I think I did apologise to him for missing his speech, and referred to boxing.



I thought I did. I am sorry.

A NOBLE LORD: That is what Leaders are for!


Yes, that is right. Several points were raised by the noble Baroness, Lady Burton of Coventry, and also by other noble Lords who followed. She saluted, as indeed I am sure we all do, the decision of the Council of the Lawn Tennis Association, and it will be very interesting to see whether they get excellent backing, as we all hope they will. She posed the question: Does British sport receive a fair proportion of expenditure? This is, of course, an eternal problem. It is not one to which I should like to give a direct answer this evening. What I think I can say is that, with the advent of the Sports Council, there is far more opportunity that British sport will receive attention generally as well as money.

My Lords, leisure and the intelligent use of leisure is always a subject of topical interest, particularly in regard to sport. In sport, as in other leisure activities, men and women must be free to enjoy themselves as they like. But the facilities for true recreation should be available for all. I think we would say that there is no room for complacency, but, nevertheless, the position is much better than even when this subject was last debated in your Lordships' House in December, 1965. I hope there will be general agreement that Her Majesty's Government are giving every help and encouragement to sport.
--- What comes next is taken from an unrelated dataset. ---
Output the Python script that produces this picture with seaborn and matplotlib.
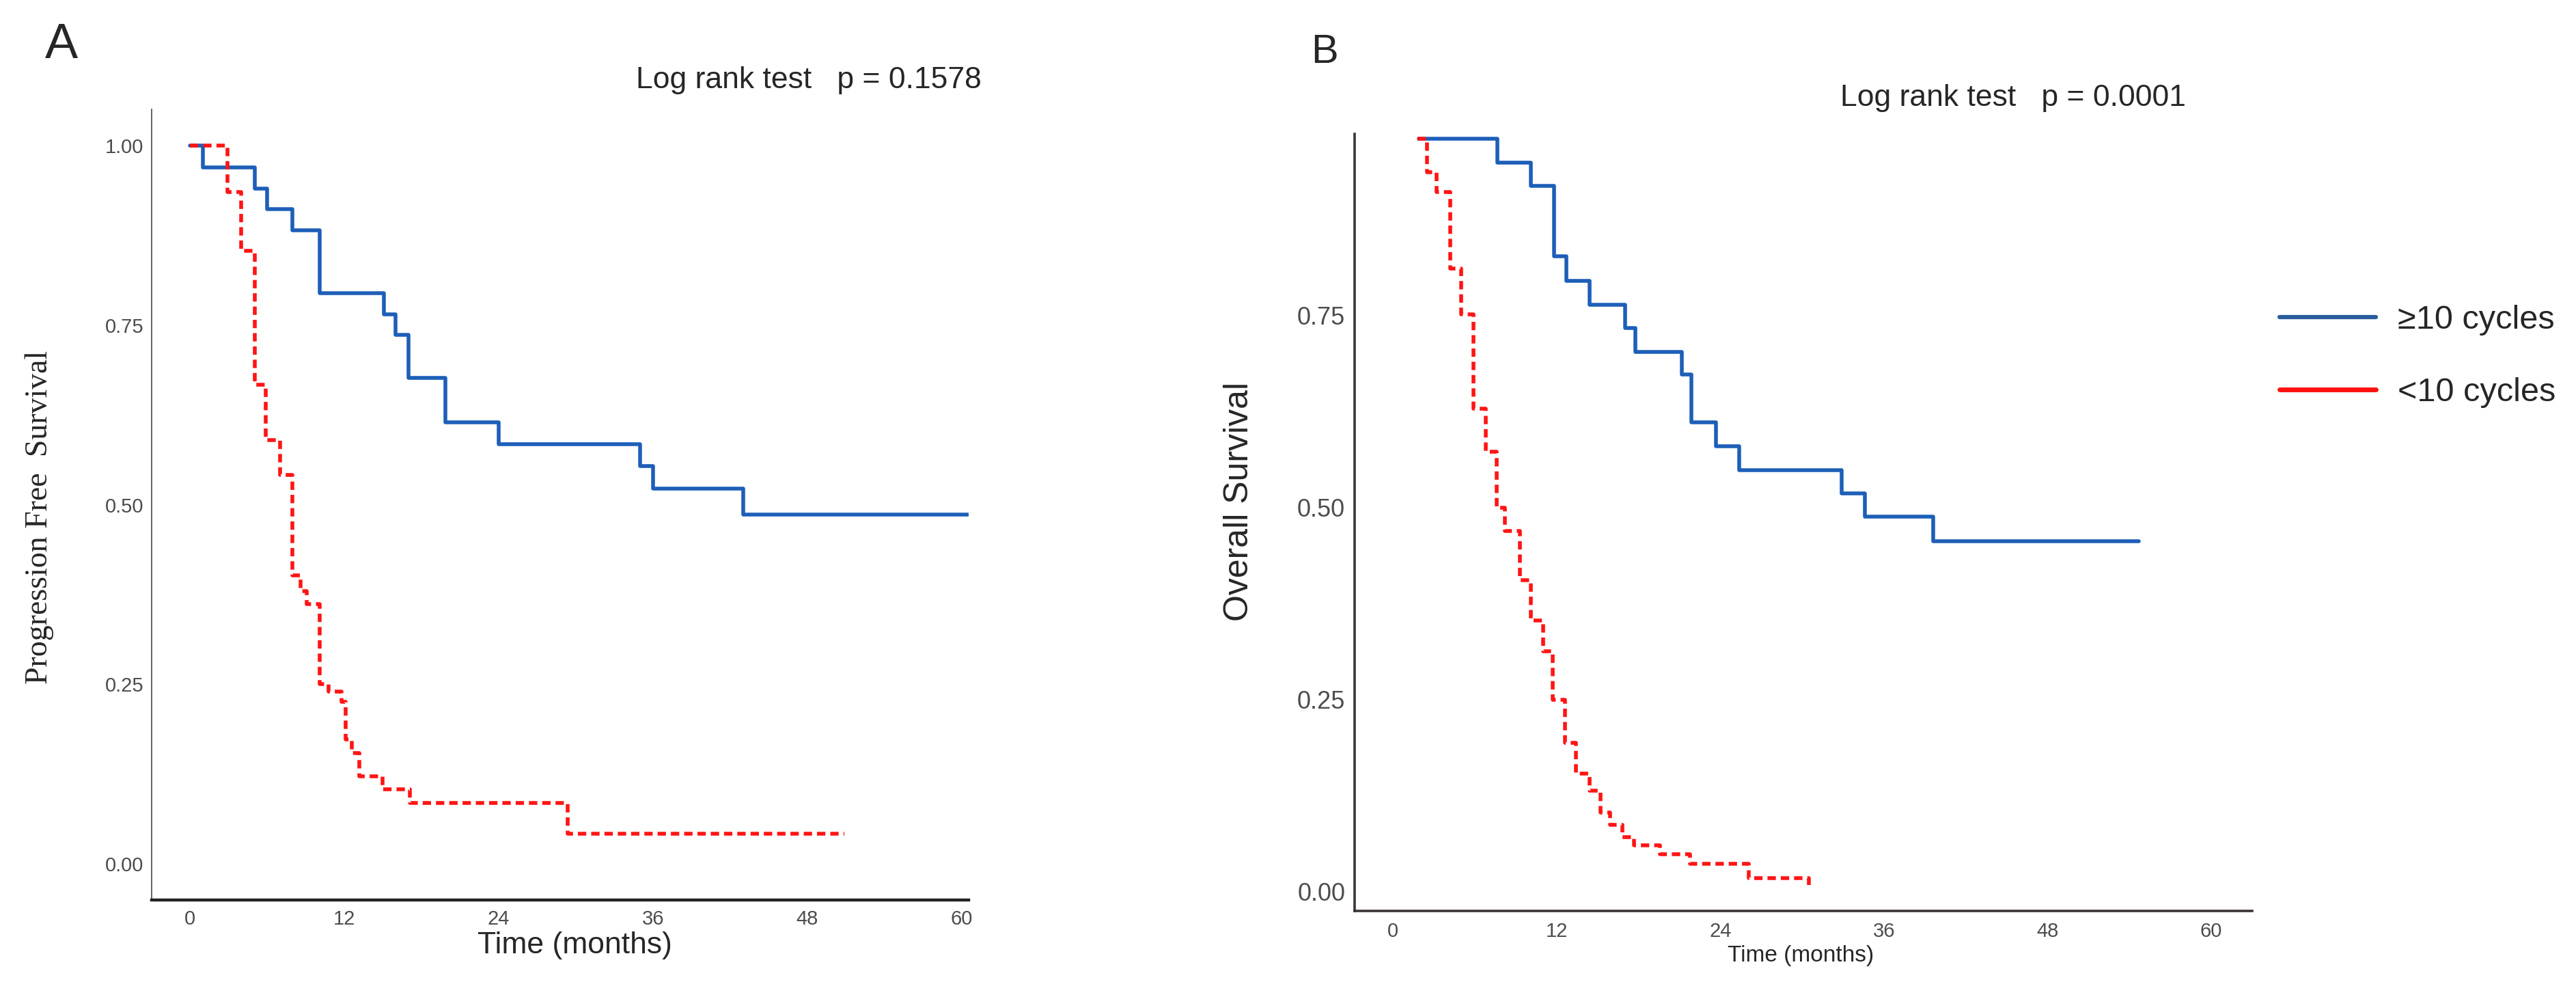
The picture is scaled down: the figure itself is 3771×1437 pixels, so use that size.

I should like to thank the noble Lord, Lord Willis, for the opportunity he has given us this evening to debate this very vital and important subject, and to thank all noble Lords who have taken part in the debate for such spendid addresses.

8.49 p.m.


My Lords, I should like to thank the noble Baroness for that reply, and to thank all those noble Lords who have played in the team this afternoon and have given what I think has been a very good game. There was a very good omen when I came into the Chamber and noticed that one of the cameramen here was the leading cameraman on one of my television series, so I knew we were in good hands.

I have been lucky in this debate in the sense that I have been able to stretch my legs and have a smoke and still follow the debate on the small television screen. From what I saw, it all came over very well, and I would suggest that we invite Mr. Lew Grade to buy the world rights of this show when it is completed. With the money we obtain we could buy a small swimming pool and have it installed somewhere in the House of Lords for us to enjoy our leisure.

Seriously, my Lords, this is neither the time nor the place to take up the points which have been raised. I thought the noble Lord the Leader of the House and the noble Baroness, Lady Phillips, played the fast bowling very well, but I must admit I am not yet satisfied about their reply on the Sports Council. It sounded to me to be firm, but unconvincing, and I certainly feel there has been far too much complacency about what has been called the "gap" or the "yawning gulf". I think we must return to the charge on this, because there is undoubtedly complacency in this area and I find it rather shocking.

Once again I wish to thank all noble Lords, and I should now like to ask permission of the House to draw stumps and withdraw the Motion.

Motion for Papers, by leave, withdrawn.